The true question to be determined in passing on the point presented is: Does it appear from the petition that the unlawful employment cause the injury?
The petition shows that the injury resulted directly from exposure to a risk or danger incident to plaintiff's employment. It will be observed that the petition charges a violation by defendant of the provisions of section 1715, Laws of Missouri, 1911, and further alleges that the plaintiff, a minor, thirteen years of age, was injured while upon an elevator and engaged in the performance of duties in the line of his unlawful employment.

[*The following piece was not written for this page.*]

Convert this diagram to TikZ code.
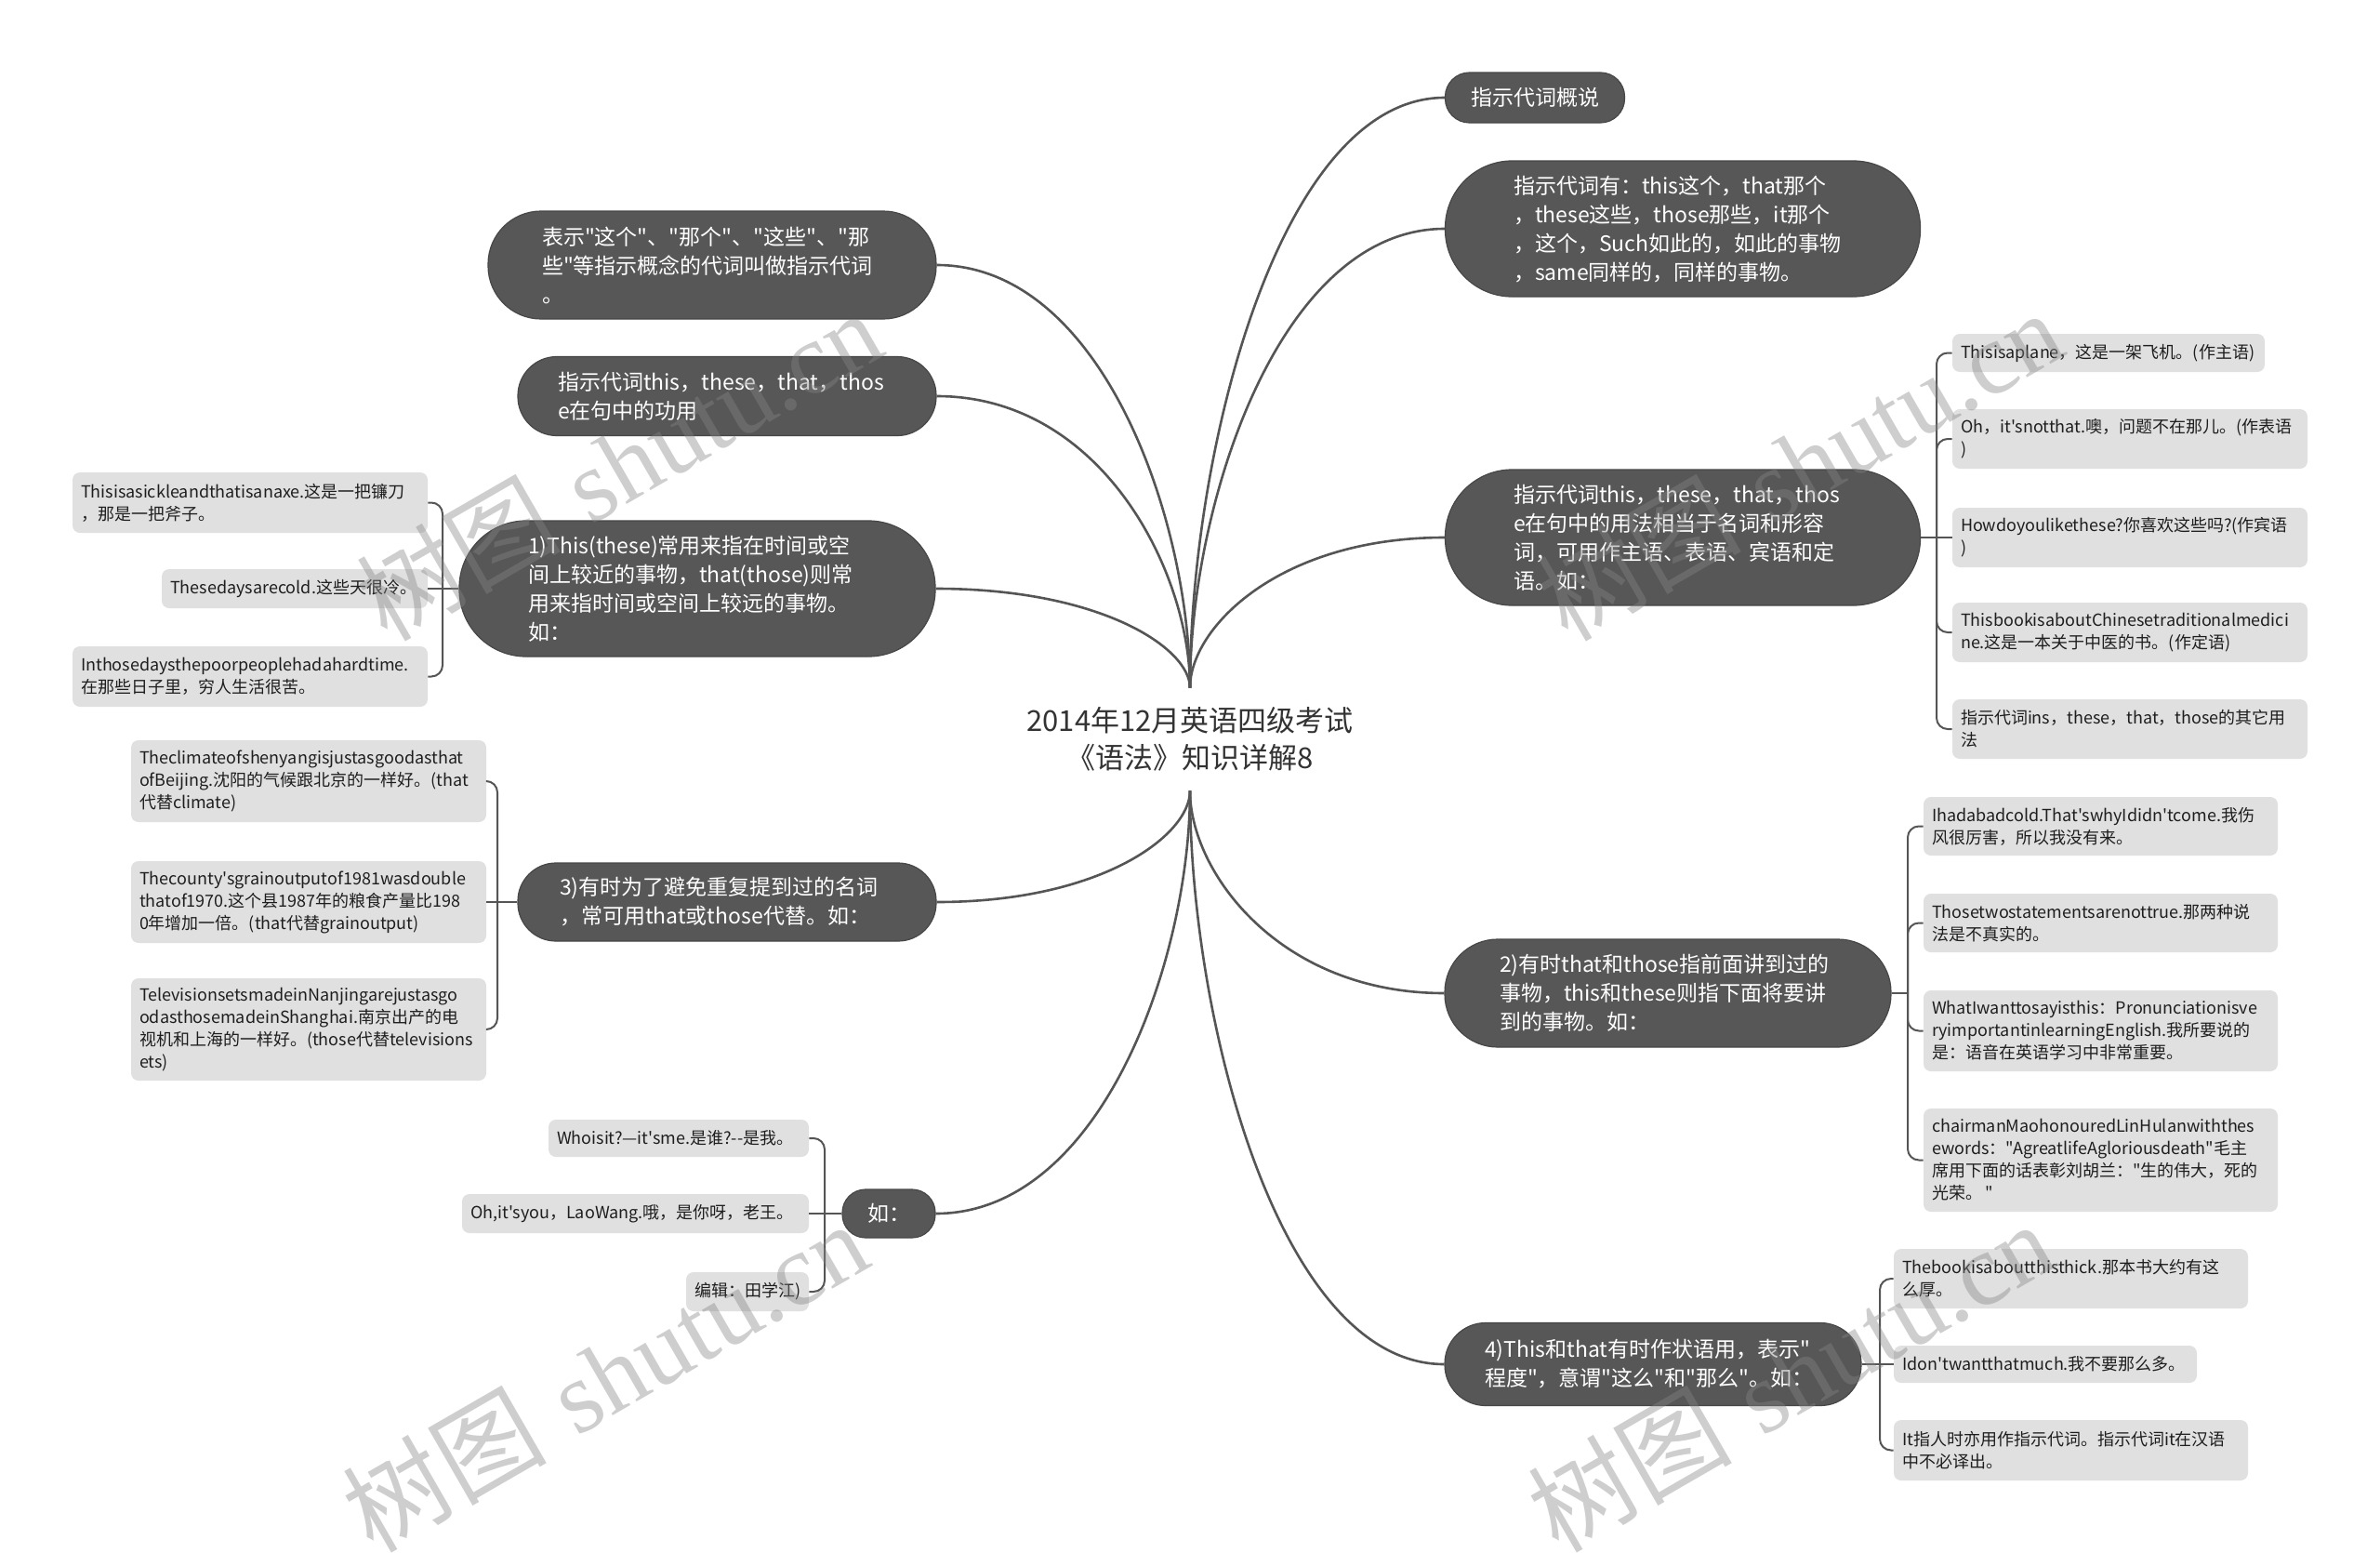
\documentclass[tikz,border=0pt]{standalone}
\usepackage{fontspec}
\newfontfamily\cjkmain{Noto Sans CJK SC}
\newfontfamily\wmlatin{Liberation Serif}
\usetikzlibrary{calc}
\definecolor{mainc}{HTML}{575757}
\definecolor{mainb}{HTML}{474747}
\definecolor{subc}{HTML}{E0E0E0}
\definecolor{linec}{HTML}{555555}
\definecolor{txtc}{HTML}{1E1E1E}
\definecolor{rootc}{HTML}{333333}
\definecolor{wmc}{HTML}{858585}
\newcommand\mmcurve[2]{\draw[conn] (#1) .. controls ($(#1)!0.4!(#1|-#2)$) and ($(#1|-#2)!0.35!(#2)$) .. (#2);}
\begin{document}
\begin{tikzpicture}[x=0.5pt,y=-0.5pt,
  mainnode/.style={fill=mainc, draw=mainb, line width=0.6pt, text=white, font=\cjkmain\fontsize{11.5}{15.5}\selectfont, align=left, inner sep=0pt},
  subnode/.style={fill=subc, rounded corners=4pt, text=txtc, font=\cjkmain\fontsize{9}{12}\selectfont, align=left, inner sep=0pt},
  conn/.style={draw=linec, line width=1.3pt},
  brk/.style={draw=linec, line width=1pt, rounded corners=6pt},
  wm/.style={text=wmc, opacity=0.4, rotate=30, inner sep=0pt, font=\fontsize{55}{55}\selectfont}
]
\useasboundingbox (0,0) rectangle (2560,1670);
\fill[white] (0,0) rectangle (2560,1670);

% root
\node[font=\cjkmain\fontsize{15.5}{20}\selectfont, text=rootc, align=center, minimum height=55pt, inner sep=0pt] (root) at (1280,795) {2014年12月英语四级考试\\《语法》知识详解8};

% main nodes right
\node[mainnode, minimum width=96.5pt, minimum height=27pt, rounded corners=13pt] (R1) at (1651,105) {指示代词概说};
\node[mainnode, minimum width=255.5pt, minimum height=73pt, text width=182pt, rounded corners=36pt] (R2) at (1810,246) {指示代词有：this这个，that那个\\，these这些，those那些，it那个\\，这个，Such如此的，如此的事物\\，same同样的，同样的事物。};
\node[mainnode, minimum width=255.5pt, minimum height=73pt, text width=182pt, rounded corners=36pt] (R3) at (1810,578) {指示代词this，these，that，thos\\e在句中的用法相当于名词和形容\\词，可用作主语、表语、宾语和定\\语。如：};
\node[mainnode, minimum width=240pt, minimum height=58pt, text width=181pt, rounded corners=28.5pt] (R4) at (1794,1068) {2)有时that和those指前面讲到过的\\事物，this和these则指下面将要讲\\到的事物。如：};
\node[mainnode, minimum width=224pt, minimum height=44.5pt, text width=181pt, rounded corners=22pt] (R5) at (1778,1467) {4)This和that有时作状语用，表示"\\程度"，意谓"这么"和"那么"。如：};

% main nodes left
\node[mainnode, minimum width=241pt, minimum height=58pt, text width=183pt, rounded corners=28.5pt] (L1) at (766,285) {表示"这个"、"那个"、"这些"、"那\\些"等指示概念的代词叫做指示代词\\。};
\node[mainnode, minimum width=225pt, minimum height=42.5pt, text width=182pt, rounded corners=21pt] (L2) at (782,426) {指示代词this，these，that，thos\\e在句中的功用};
\node[mainnode, minimum width=256pt, minimum height=73pt, text width=182pt, rounded corners=36pt] (L3) at (750,633) {1)This(these)常用来指在时间或空\\间上较近的事物，that(those)则常\\用来指时间或空间上较远的事物。\\如：};
\node[mainnode, minimum width=225pt, minimum height=42pt, text width=180pt, rounded corners=20.5pt] (L4) at (782,970) {3)有时为了避免重复提到过的名词\\，常可用that或those代替。如：};
\node[mainnode, minimum width=50pt, minimum height=26pt, rounded corners=12.5pt] (L5) at (956,1305) {如：};

% children of L3
\node[subnode, minimum width=191pt, minimum height=32.5pt, text width=182pt] (C1) at (269,540.5) {Thisisasickleandthatisanaxe.这是一把镰刀\\，那是一把斧子。};
\node[subnode, minimum width=143pt, minimum height=21pt, text width=134pt] (C2) at (317,633) {Thesedaysarecold.这些天很冷。};
\node[subnode, minimum width=191pt, minimum height=32.5pt, text width=182pt] (C3) at (269,727.5) {Inthosedaysthepoorpeoplehadahardtime.\\在那些日子里，穷人生活很苦。};

% children of L4
\node[subnode, minimum width=191pt, minimum height=44pt, text width=182pt] (D1) at (332,840) {Theclimateofshenyangisjustasgoodasthat\\ofBeijing.沈阳的气候跟北京的一样好。(that\\代替climate)};
\node[subnode, minimum width=191pt, minimum height=44pt, text width=182pt] (D2) at (332,970) {Thecounty'sgrainoutputof1981wasdouble\\thatof1970.这个县1987年的粮食产量比198\\0年增加一倍。(that代替grainoutput)};
\node[subnode, minimum width=191pt, minimum height=55pt, text width=182pt] (D3) at (332,1107) {TelevisionsetsmadeinNanjingarejustasgo\\odasthosemadeinShanghai.南京出产的电\\视机和上海的一样好。(those代替televisions\\ets)};

% children of L5
\node[subnode, minimum width=140pt, minimum height=20pt, text width=131pt] (E1) at (730,1224) {Whoisit?—it'sme.是谁?--是我。};
\node[subnode, minimum width=186.5pt, minimum height=21pt, text width=177.5pt] (E2) at (683.5,1305) {Oh,it'syou，LaoWang.哦，是你呀，老王。};
\node[subnode, minimum width=66pt, minimum height=21pt, text width=57pt] (E3) at (804,1389) {编辑：田学江)};

% children of R3
\node[subnode, minimum width=168pt, minimum height=20.5pt, text width=159pt] (F1) at (2268,379.5) {Thisisaplane，这是一架飞机。(作主语)};
\node[subnode, minimum width=191pt, minimum height=32pt, text width=182pt] (F2) at (2291,472) {Oh，it'snotthat.噢，问题不在那儿。(作表语\\)};
\node[subnode, minimum width=191pt, minimum height=32pt, text width=182pt] (F3) at (2291,578) {Howdoyoulikethese?你喜欢这些吗?(作宾语\\)};
\node[subnode, minimum width=191pt, minimum height=32pt, text width=182pt] (F4) at (2291,680) {ThisbookisaboutChinesetraditionalmedici\\ne.这是一本关于中医的书。(作定语)};
\node[subnode, minimum width=191pt, minimum height=32pt, text width=182pt] (F5) at (2291,784) {指示代词ins，these，that，those的其它用\\法};

% children of R4
\node[subnode, minimum width=190.5pt, minimum height=31.5pt, text width=181.5pt] (G1) at (2259.5,888.5) {Ihadabadcold.That'swhyIdidn'tcome.我伤\\风很厉害，所以我没有来。};
\node[subnode, minimum width=190.5pt, minimum height=31.5pt, text width=181.5pt] (G2) at (2259.5,992.5) {Thosetwostatementsarenottrue.那两种说\\法是不真实的。};
\node[subnode, minimum width=190.5pt, minimum height=43.5pt, text width=181.5pt] (G3) at (2259.5,1108.5) {WhatIwanttosayisthis：Pronunciationisve\\ryimportantinlearningEnglish.我所要说的\\是：语音在英语学习中非常重要。};
\node[subnode, minimum width=190.5pt, minimum height=55.5pt, text width=181.5pt] (G4) at (2259.5,1247.5) {chairmanMaohonouredLinHulanwiththes\\ewords："AgreatlifeAgloriousdeath"毛主\\席用下面的话表彰刘胡兰："生的伟大，死的\\光荣。\,"};

% children of R5
\node[subnode, minimum width=190.5pt, minimum height=32pt, text width=181.5pt] (H1) at (2227.5,1375) {Thebookisaboutthisthick.那本书大约有这\\么厚。};
\node[subnode, minimum width=163pt, minimum height=20pt, text width=154pt] (H2) at (2200,1467) {Idon'twantthatmuch.我不要那么多。};
\node[subnode, minimum width=190.5pt, minimum height=32.5pt, text width=181.5pt] (H3) at (2227.5,1559.5) {It指人时亦用作指示代词。指示代词it在汉语\\中不必译出。};

% main connectors
\mmcurve{root.north}{L1.east}
\mmcurve{root.north}{L2.east}
\mmcurve{root.north}{L3.east}
\mmcurve{root.north}{R1.west}
\mmcurve{root.north}{R2.west}
\mmcurve{root.north}{R3.west}
\mmcurve{root.south}{L4.east}
\mmcurve{root.south}{L5.east}
\mmcurve{root.south}{R4.west}
\mmcurve{root.south}{R5.west}

% junctions
\coordinate (jL3) at (476,633);
\coordinate (jL4) at (535,970);
\coordinate (jL5) at (887,1305);
\coordinate (jR3) at (2083,578);
\coordinate (jR4) at (2052,1068);
\coordinate (jR5) at (2022,1467);

% brackets
\draw[brk] (L3.west) -- (C2.east);
\draw[brk] (jL3) |- (C1.east);
\draw[brk] (jL3) |- (C3.east);
\draw[brk] (L4.west) -- (D2.east);
\draw[brk] (jL4) |- (D1.east);
\draw[brk] (jL4) |- (D3.east);
\draw[brk] (L5.west) -- (E2.east);
\draw[brk] (jL5) |- (E1.east);
\draw[brk] (jL5) |- (E3.east);
\draw[brk] (R3.east) -- (F3.west);
\draw[brk] (jR3) |- (F1.west);
\draw[brk] (jR3) |- (F2.west);
\draw[brk] (jR3) |- (F4.west);
\draw[brk] (jR3) |- (F5.west);
\draw[brk] (R4.east) -- (jR4);
\draw[brk] (jR4) |- (G1.west);
\draw[brk] (jR4) |- (G2.west);
\draw[brk] (jR4) |- (G3.west);
\draw[brk] (jR4) |- (G4.west);
\draw[brk] (R5.east) -- (H2.west);
\draw[brk] (jR5) |- (H1.west);
\draw[brk] (jR5) |- (H3.west);

% watermarks
\node[wm] (wm1) at (665,500) {{\cjkmain 树图} {\wmlatin shutu.cn}};
\node[wm] (wm2) at (1935,500) {{\cjkmain 树图} {\wmlatin shutu.cn}};
\node[wm] (wm3) at (650,1480) {{\cjkmain 树图} {\wmlatin shutu.cn}};
\node[wm] (wm4) at (1925,1480) {{\cjkmain 树图} {\wmlatin shutu.cn}};
\end{tikzpicture}
\end{document}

Thus, under the rule heretofore announced, a causal connection between the unlawful employment of plaintiff and the injury sustained by him is shown. We conclude that the petition states a cause of action. [48 L.R.A. (N.S.) 661, 664; Smith's Admr. v. National Coal Iron Co.,
It follows that the judgment of the circuit court should be reversed and the cause remanded. The commissioner so recommends.
Addendum
The opinion of BRUERE, C., is adopted as the opinion of the court. The judgment of the circuit court of the city of St. Louis is accordingly reversed and the cause remanded. Allen P.J., andBecker, and Daues, JJ., concur.